(To do)
Take the lines from the head of the listing through the one bearing "const axisTitleTime = 4.73;" and copy them exactly, leaving every picture out.
╭─ Stored records
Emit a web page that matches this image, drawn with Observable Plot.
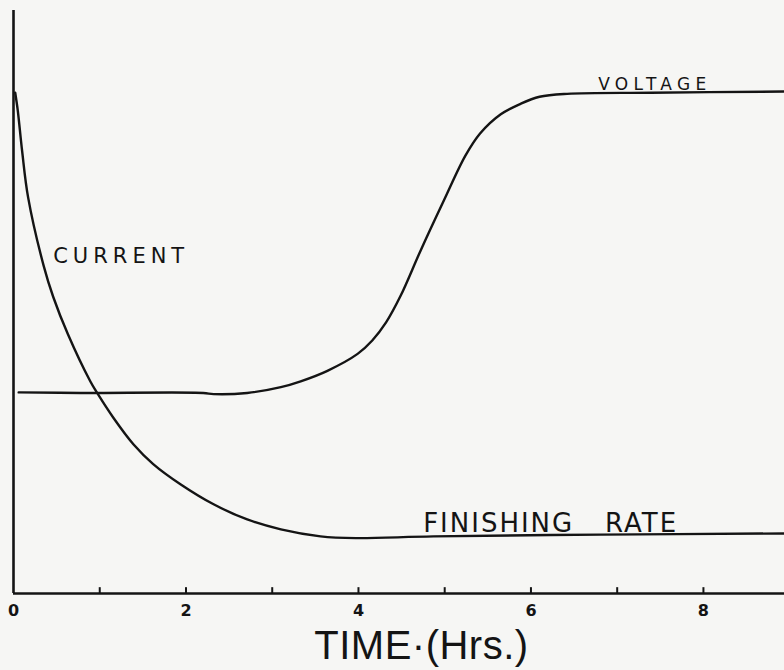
<!DOCTYPE html>
<html>
<head>
<meta charset="utf-8">
<script src="https://cdn.jsdelivr.net/npm/d3@7"></script>
<script src="https://cdn.jsdelivr.net/npm/@observablehq/plot@0.6"></script>
<style>
  html, body { margin: 0; padding: 0; background: #f6f6f4; }
  #chart svg { display: block; }
</style>
</head>
<body>
<div id="chart"></div>
<script>
// Time in hours (x) and relative level (y, arbitrary units 0-100)
const currentTime  = [0.02, 0.05, 0.10, 0.17, 0.35, 0.46, 0.63, 0.89, 0.97, 1.16, 1.39, 1.62, 1.94, 2.32, 2.71, 3.10, 3.56, 3.97, 4.87, 6.81, 8.94];
const currentValue = [85.9, 82.8, 75.9, 67.9, 56.2, 50.9, 44.5, 36.4, 34.4, 30.1, 25.6, 22.2, 18.7, 15.3, 12.7, 11.0,  9.8,  9.5,  9.8, 10.1, 10.3];

const voltageTime  = [0.06, 0.78, 2.20, 2.32, 2.71, 3.10, 3.33, 3.64, 3.99, 4.16, 4.32, 4.49, 4.72, 4.99, 5.24, 5.41, 5.65, 5.88, 6.10, 6.42, 7.39, 8.94];
const voltageValue = [34.5, 34.4, 34.4, 34.2, 34.4, 35.4, 36.4, 38.2, 41.1, 43.4, 46.5, 51.1, 58.8, 67.4, 75.1, 78.9, 82.2, 84.0, 85.2, 85.7, 85.9, 86.1];

const xTickLabels = [0, 2, 4, 6, 8];
const xMinorTicks = [1, 2, 3, 4, 5, 6, 7, 8];

const labelNames = ["CURRENT", "VOLTAGE", "FINISHING   RATE"];
const labelTime  = [0.46, 6.78, 4.75];
const labelValue = [57.9, 86.3, 10.6];

const axisTitle = "TIME\u00B7(Hrs.)";
const axisTitleTime = 4.73;

const current = currentTime.map((t, i) => ({t, v: currentValue[i]}));
const voltage = voltageTime.map((t, i) => ({t, v: voltageValue[i]}));
const labels = labelNames.map((name, i) => ({name, t: labelTime[i], v: labelValue[i]}));

const ink = "#141414";
const hand = "'DejaVu Sans', 'Liberation Sans', sans-serif";

const chart = Plot.plot({
  width: 784,
  height: 670,
  marginLeft: 13,
  marginRight: 0,
  marginTop: 10,
  marginBottom: 77,
  style: {background: "#f6f6f4", color: ink, fontFamily: hand},
  x: {domain: [0, 8.94], axis: null},
  y: {domain: [0, 100], axis: null},
  marks: [
    Plot.ruleY([0], {stroke: ink, strokeWidth: 2.6}),
    Plot.ruleX([0], {stroke: ink, strokeWidth: 2.6}),
    Plot.ruleX(xMinorTicks, {x: d => d, y1: 0, y2: 1.0, stroke: ink, strokeWidth: 2}),
    Plot.text(xTickLabels, {x: d => d, y: 0, dy: 17, text: d => String(d), fontSize: 16, fill: ink, fontWeight: "bold"}),
    Plot.line(current, {x: "t", y: "v", curve: "catmull-rom", stroke: ink, strokeWidth: 2.4}),
    Plot.line(voltage, {x: "t", y: "v", curve: "catmull-rom", stroke: ink, strokeWidth: 2.4}),
    Plot.text(labels.slice(0, 1), {x: "t", y: "v", text: "name", textAnchor: "start", fontSize: 21, fill: ink}),
    Plot.text(labels.slice(1, 2), {x: "t", y: "v", text: "name", textAnchor: "start", lineAnchor: "bottom", fontSize: 17, fill: ink}),
    Plot.text(labels.slice(2, 3), {x: "t", y: "v", text: "name", textAnchor: "start", lineAnchor: "bottom", fontSize: 26, fill: ink}),
    Plot.text([axisTitle], {x: axisTitleTime, y: 0, dy: 65, lineAnchor: "bottom", text: d => d, fontSize: 40, fill: ink, fontFamily: "'Liberation Sans', Arial, sans-serif"})
  ]
});

// hand-lettered look: widen the letter spacing of the labels
const spacing = {"CURRENT": 5, "VOLTAGE": 5.3, "FINISHING   RATE": 2, [axisTitle]: 0.5};
d3.select(chart).selectAll("text").each(function() {
  const s = spacing[this.textContent];
  if (s !== undefined) {
    this.setAttribute("letter-spacing", s);
    this.style.letterSpacing = s + "px";
  }
});

document.getElementById("chart").appendChild(chart);
</script>
</body>
</html>
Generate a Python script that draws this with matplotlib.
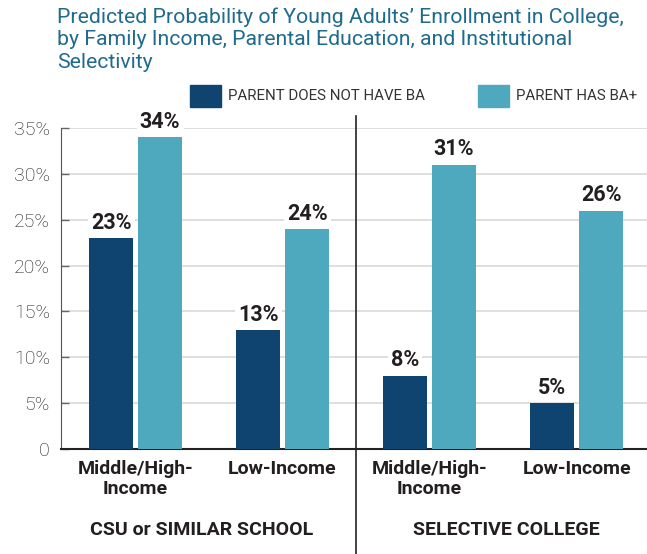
import matplotlib
matplotlib.use("Agg")
import matplotlib.pyplot as plt
from matplotlib.lines import Line2D
from matplotlib.patches import Rectangle

plt.rcParams['font.family'] = ['Roboto', 'DejaVu Sans']

# data
groups = ["CSU or SIMILAR SCHOOL", "SELECTIVE COLLEGE"]
categories = ["Middle/High-\nIncome", "Low-Income", "Middle/High-\nIncome", "Low-Income"]
no_ba = [23, 13, 8, 5]
has_ba = [34, 24, 31, 26]
series_names = ["PARENT DOES NOT HAVE BA", "PARENT HAS BA+"]
yticks = [0, 5, 10, 15, 20, 25, 30, 35]
ytick_labels = ["0", "5%", "10%", "15%", "20%", "25%", "30%", "35%"]

dark = "#0f4470"
light = "#4fa9be"
title_col = "#1f6b8e"
txt = "#231f20"

fig = plt.figure(figsize=(6.47, 5.54), dpi=100)
ax = fig.add_axes([0.0943, 0.1895, 0.9057, 0.5795])

x = list(range(len(categories)))
w = 0.3
off = 0.1667
b1 = ax.bar([i - off for i in x], no_ba, w, color=dark, zorder=3)
b2 = ax.bar([i + off for i in x], has_ba, w, color=light, zorder=3)

for bars, vals in ((b1, no_ba), (b2, has_ba)):
    for r, v in zip(bars, vals):
        ax.annotate(f"{v}%", (r.get_x() + r.get_width() / 2, v), xytext=(0, 3),
                    textcoords="offset points", ha="center", va="bottom",
                    fontsize=15.5, fontweight="bold", color=txt, zorder=4,
                    bbox=dict(boxstyle="square,pad=0.15", fc="white", ec="none"))

ax.set_xlim(-0.507, 3.479)
ax.set_ylim(0, 35)
ax.set_yticks(yticks)
ax.set_yticklabels(ytick_labels, fontweight="light")
ax.yaxis.grid(True, color="#d9d9d9", lw=1.2, zorder=0)
ax.set_axisbelow(True)
ax.tick_params(axis="y", direction="in", length=6, width=1, color="#666666",
               labelsize=14, labelcolor="#1a1a1a", pad=8)
ax.set_xticks(x)
ax.set_xticklabels(categories, fontsize=14, fontweight="bold", color=txt, linespacing=1.1)
ax.tick_params(axis="x", length=0, pad=8)
for s in ("top", "right"):
    ax.spines[s].set_visible(False)
ax.spines["left"].set_color("#555555")
ax.spines["bottom"].set_color("#222222")
ax.spines["bottom"].set_linewidth(1.5)

# divider between groups
X = lambda d: ax.transData.transform((d, 0))[0] / fig.bbox.width
xd = X(1.5)
fig.add_artist(Line2D([xd, xd], [0, 1 - 116 / 554], color="#222222", lw=1.2))

# group labels
for gx, g in zip((0.45, 2.52), groups):
    fig.text(X(gx), 1 - 530 / 554, g, ha="center", va="center",
             fontsize=14, fontweight="bold", color=txt)

# title
fig.text(57 / 647, 1 - 7 / 554, "Predicted Probability of Young Adults\u2019 Enrollment in College,\n"
         "by Family Income, Parental Education, and Institutional\nSelectivity",
         ha="left", va="top", fontsize=15.3, color=title_col, linespacing=1.26)

# legend
for lx, name, col in ((190, series_names[0], dark), (478, series_names[1], light)):
    fig.add_artist(Rectangle((lx / 647, 1 - 107 / 554), 31 / 647, 22 / 554,
                             transform=fig.transFigure, color=col))
    fig.text((lx + 38) / 647, 1 - 96 / 554, name, ha="left", va="center",
             fontsize=10.8, color="#333333")

fig.savefig("out.png", dpi=100)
╰─
(Finished exercise)
Emit a web page that matches this image, drawn with Observable Plot.
<!DOCTYPE html>
<html>
<head>
<meta charset="utf-8">
<script src="https://cdn.jsdelivr.net/npm/d3@7"></script>
<script src="https://cdn.jsdelivr.net/npm/@observablehq/plot@0.6"></script>
<style>
  html, body { margin: 0; padding: 0; background: #f6f6f4; }
  #chart svg { display: block; }
</style>
</head>
<body>
<div id="chart"></div>
<script>
// Time in hours (x) and relative level (y, arbitrary units 0-100)
const currentTime  = [0.02, 0.05, 0.10, 0.17, 0.35, 0.46, 0.63, 0.89, 0.97, 1.16, 1.39, 1.62, 1.94, 2.32, 2.71, 3.10, 3.56, 3.97, 4.87, 6.81, 8.94];
const currentValue = [85.9, 82.8, 75.9, 67.9, 56.2, 50.9, 44.5, 36.4, 34.4, 30.1, 25.6, 22.2, 18.7, 15.3, 12.7, 11.0,  9.8,  9.5,  9.8, 10.1, 10.3];

const voltageTime  = [0.06, 0.78, 2.20, 2.32, 2.71, 3.10, 3.33, 3.64, 3.99, 4.16, 4.32, 4.49, 4.72, 4.99, 5.24, 5.41, 5.65, 5.88, 6.10, 6.42, 7.39, 8.94];
const voltageValue = [34.5, 34.4, 34.4, 34.2, 34.4, 35.4, 36.4, 38.2, 41.1, 43.4, 46.5, 51.1, 58.8, 67.4, 75.1, 78.9, 82.2, 84.0, 85.2, 85.7, 85.9, 86.1];

const xTickLabels = [0, 2, 4, 6, 8];
const xMinorTicks = [1, 2, 3, 4, 5, 6, 7, 8];

const labelNames = ["CURRENT", "VOLTAGE", "FINISHING   RATE"];
const labelTime  = [0.46, 6.78, 4.75];
const labelValue = [57.9, 86.3, 10.6];

const axisTitle = "TIME\u00B7(Hrs.)";
const axisTitleTime = 4.73;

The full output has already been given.